È stata, questa, la causa della sua censura, poiché gli animali notoriamente non indossano della biancheria, lo scandalo esplode alla vista (o, meglio, intravista) immagine dei genitali, anche questi ibridi, del tutto coerenti al concetto di transizione che l’artista intende comunicare.


immagine ispirata alla copertina di Diamond Dogs, mix media, di F. M. Itria Scano, 2022.

Ed allo scandalo, segue, puntuale, la censura.

Un colpo di aerografo scuro, anzi, scurissimo, per gettare letteralmente nell’ombra e destinare possibilmente all’oblio una parte cruciale dell’immagine di un sesso che, come Federico Zeri ha ripetutamente espresso, ci siamo, specie nel XX secolo, disabituati a leggere ma che era frequente e del tutto assimilata e naturale in tutta la cultura classica e medievale; si pensi ad esempio, alle raffigurazioni dei genitali nel Bambino Sacro: erano figura simbolica esemplificativa del “vero Dio e vero uomo”.

È proprio in questa immagine che possiamo rinvenire il richiamo alle descrizioni, anche di colore, di Orwell e che Bowie traspone con la sua personale impronta distopica: lo scandalo dell’immagine ibrida della creatura bowiana creava un momento di transizione sospeso fra un concetto di umanità e di ferinità esattamente come il colore in 1984 conduce il lettore a percepire il senso di passaggio tra la civiltà ed il nuovo ordine dello stadio totalitaristico del Big Brother.

Ciò ci consente di trarre un altro spunto di riflessione: sia Orwell che Bowie ci offrono una rappresentazione della censura

In Orwell la neolingua si caratterizza proprio per una costruzione per elisione delle parole non utili al Governo, e l’assenza di una gamma di colori accesa in quasi tutto il romanzo, contribuisce a descrivere il contesto di chiusura censoria della società; Bowie subisce egli stesso la censura, a cagione dell’immagine scandalosa della copertina.

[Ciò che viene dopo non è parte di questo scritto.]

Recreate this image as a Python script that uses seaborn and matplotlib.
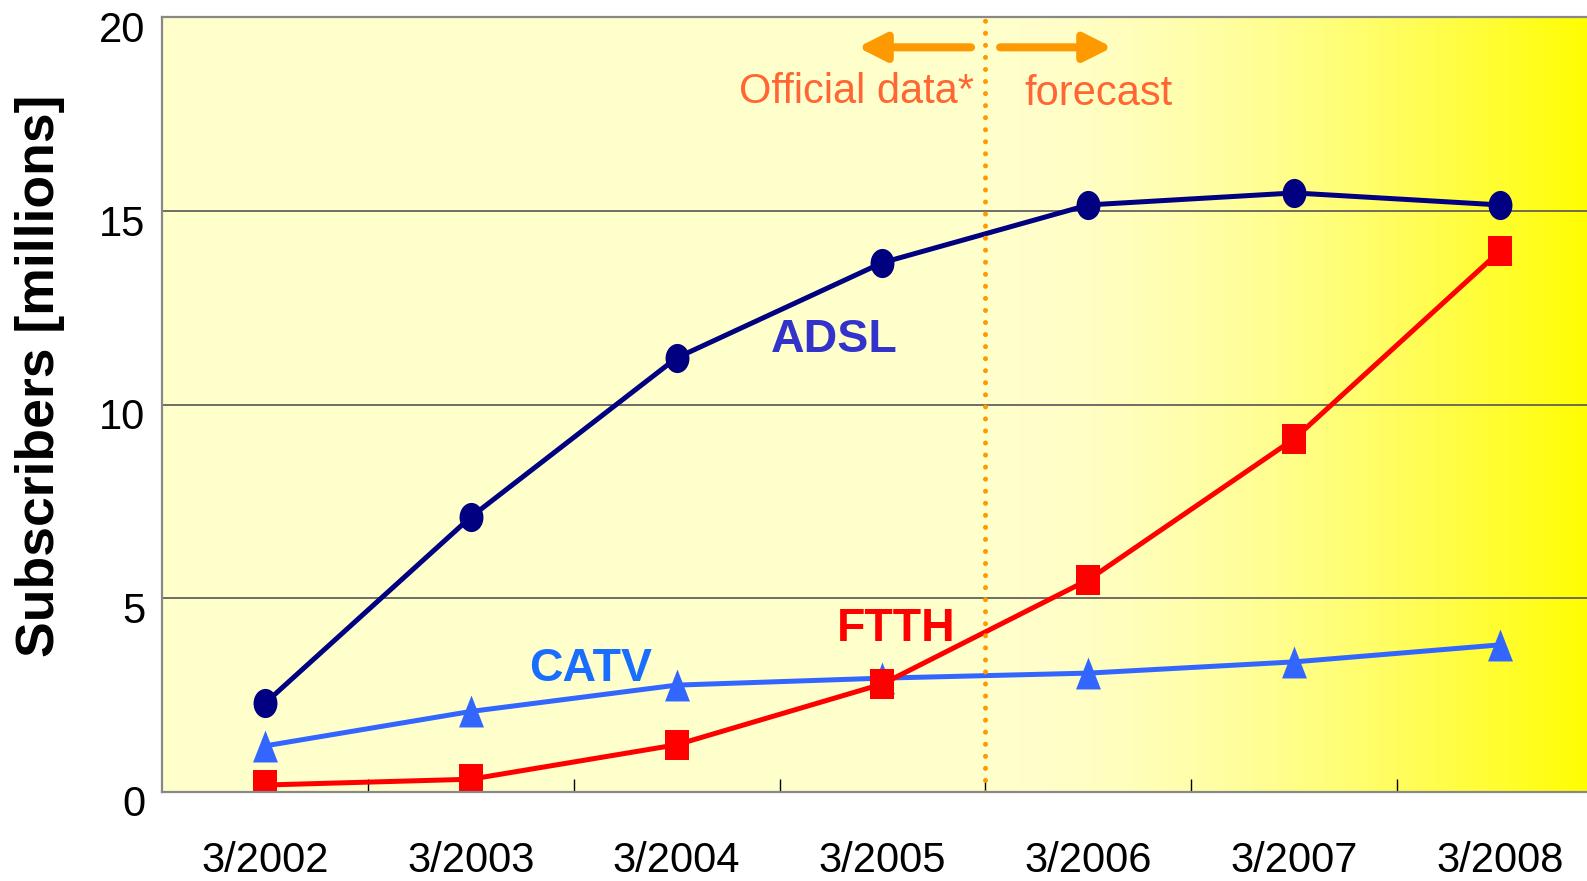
import numpy as np
import pandas as pd
import seaborn as sns
import matplotlib
matplotlib.use("Agg")
import matplotlib.pyplot as plt
from matplotlib.path import Path
from matplotlib.transforms import ScaledTranslation

# ---- data ----
periods = ["3/2002", "3/2003", "3/2004", "3/2005", "3/2006", "3/2007", "3/2008"]
adsl = [2.29, 7.10, 11.21, 13.67, 15.16, 15.47, 15.16]
catv = [1.19, 2.08, 2.76, 2.94, 3.07, 3.36, 3.80]
ftth = [0.18, 0.33, 1.22, 2.79, 5.48, 9.12, 13.97]
series_names = ["ADSL", "CATV", "FTTH"]
yticks = [0, 5, 10, 15, 20]

sns.set_theme(style="white")
plt.rcParams["font.family"] = ["Liberation Sans", "DejaVu Sans"]

W, H = 1587, 881
fig = plt.figure(figsize=(W / 100, H / 100), dpi=100)
ax_left, ax_right, ax_top, ax_bot = 162, 1603, 17.5, 792
ax = fig.add_axes([ax_left / W, (H - ax_bot) / H, (ax_right - ax_left) / W, (ax_bot - ax_top) / H])
ax.set_facecolor("none")

n = len(periods)
x = np.arange(n)
ax.set_xlim(-0.5, n - 0.5)
ax.set_ylim(0, 20)

# gradient background
cols = int(ax_right - ax_left)
px = np.linspace(ax_left, ax_right, cols)
t = np.clip((px - 1020) / (1590 - 1020), 0, 1) ** 1.5
img = np.ones((2, cols, 3))
img[:, :, 2] = (204 / 255) * (1 - t)
img[:, :, 1] = (255 - 2 * t) / 255
ax.imshow(img, extent=(-0.5, n - 0.5, 0, 20), aspect="auto", zorder=0, interpolation="bilinear")

# custom (slightly tall) markers
circ = Path.unit_circle()
ell = Path(circ.vertices * np.array([0.41, 0.5]), circ.codes)
sq = Path([(-0.41, -0.5), (0.41, -0.5), (0.41, 0.5), (-0.41, 0.5), (-0.41, -0.5)],
          [Path.MOVETO, Path.LINETO, Path.LINETO, Path.LINETO, Path.CLOSEPOLY])
tri = Path([(-0.39, -0.5), (0.39, -0.5), (0.0, 0.5), (-0.39, -0.5)],
           [Path.MOVETO, Path.LINETO, Path.LINETO, Path.CLOSEPOLY])

lw = 3.6
sns.lineplot(x=x, y=adsl, ax=ax, color="#000080", marker=ell, markersize=21,
             markeredgewidth=0, lw=lw, zorder=3, legend=False)
sns.lineplot(x=x, y=catv, ax=ax, color="#3366FF", marker=tri, markersize=23,
             markeredgewidth=0, lw=lw, zorder=3, legend=False)
sns.lineplot(x=x, y=ftth, ax=ax, color="#FF0000", marker=sq, markersize=21,
             markeredgewidth=0, lw=lw, zorder=4, legend=False)

# dotted divider between official data and forecast
ax.axvline(3.5, color="#FF9900", lw=3.6, linestyle=(0, (0.01, 2.4)),
           dash_capstyle="round", zorder=5)

# arrows
arrow_y = 19.23
for start, end in [(3.43, 2.88), (3.571, 4.116)]:
    ax.annotate("", xy=(end, arrow_y), xytext=(start, arrow_y),
                arrowprops=dict(arrowstyle="-|>,head_length=0.83,head_width=0.42",
                                mutation_scale=20, lw=5.8, color="#FF9900",
                                shrinkA=0, shrinkB=0), zorder=5)

ax.text(2.872, 17.78, "Official data*", color="#FF6633", fontsize=30,
        ha="center", va="baseline", zorder=6)
ax.text(4.05, 17.75, "forecast", color="#FF6633", fontsize=30,
        ha="center", va="baseline", zorder=6)

# series labels
ax.text(2.767, 11.37, series_names[0], color="#3333CC", fontsize=33.5, fontweight="bold",
        ha="center", va="baseline", zorder=6)
ax.text(1.584, 2.87, series_names[1], color="#1A6EFF", fontsize=33.5, fontweight="bold",
        ha="center", va="baseline", zorder=6)
ax.text(3.065, 3.91, series_names[2], color="#FF0000", fontsize=33.5, fontweight="bold",
        ha="center", va="baseline", zorder=6)

# axes styling
ax.set_xticks(x)
ax.set_xticklabels(periods, fontsize=30)
ax.set_xticks(np.arange(0.5, n - 0.5, 1), minor=True)
ax.tick_params(axis="x", which="major", length=0, pad=35.5, colors="black")
ax.tick_params(axis="x", which="minor", direction="in", length=9.4, width=1,
               color="black", bottom=True)
ax.set_yticks(yticks)
ax.set_yticklabels([str(v) for v in yticks], fontsize=30)
ax.tick_params(axis="y", length=0, pad=12, colors="black")
off = ScaledTranslation(0, -9 / 100, fig.dpi_scale_trans)
for lab in ax.get_yticklabels():
    lab.set_transform(lab.get_transform() + off)

ax.yaxis.grid(True, color="#555555", lw=1.2)
ax.xaxis.grid(False)
ax.set_axisbelow("line")

for s in ["left", "bottom", "top"]:
    ax.spines[s].set_visible(True)
    ax.spines[s].set_color("#888888")
    ax.spines[s].set_linewidth(1.6)
    ax.spines[s].set_zorder(6)
ax.spines["right"].set_visible(False)

ax.set_xlabel("")
ax.set_ylabel("Subscribers [millions]", fontsize=38.5, fontweight="bold", color="black")
ax.yaxis.set_label_coords(-0.067, 0.538)

fig.savefig("out.png", dpi=100)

Ci si potrebbe domandare se siano le immagini distopiche o la lingua, come naturalmente intesa, a determinare un danno sociale oppure la censura stessa a determinarne di ben maggiori.

Tale interrogativo è risolto senza dubbi sul favore della libertà come strumento di evoluzione dell’uomo e della società sia in Bowie sia, anche se dietro un romanzo cupo e distopico e si potrebbe dire a contrario - ossia sottolineando il valore della libertà non in positivo, ma attraverso la descrizione  delle brutture della più totalizzante delle dittature- in Orwell.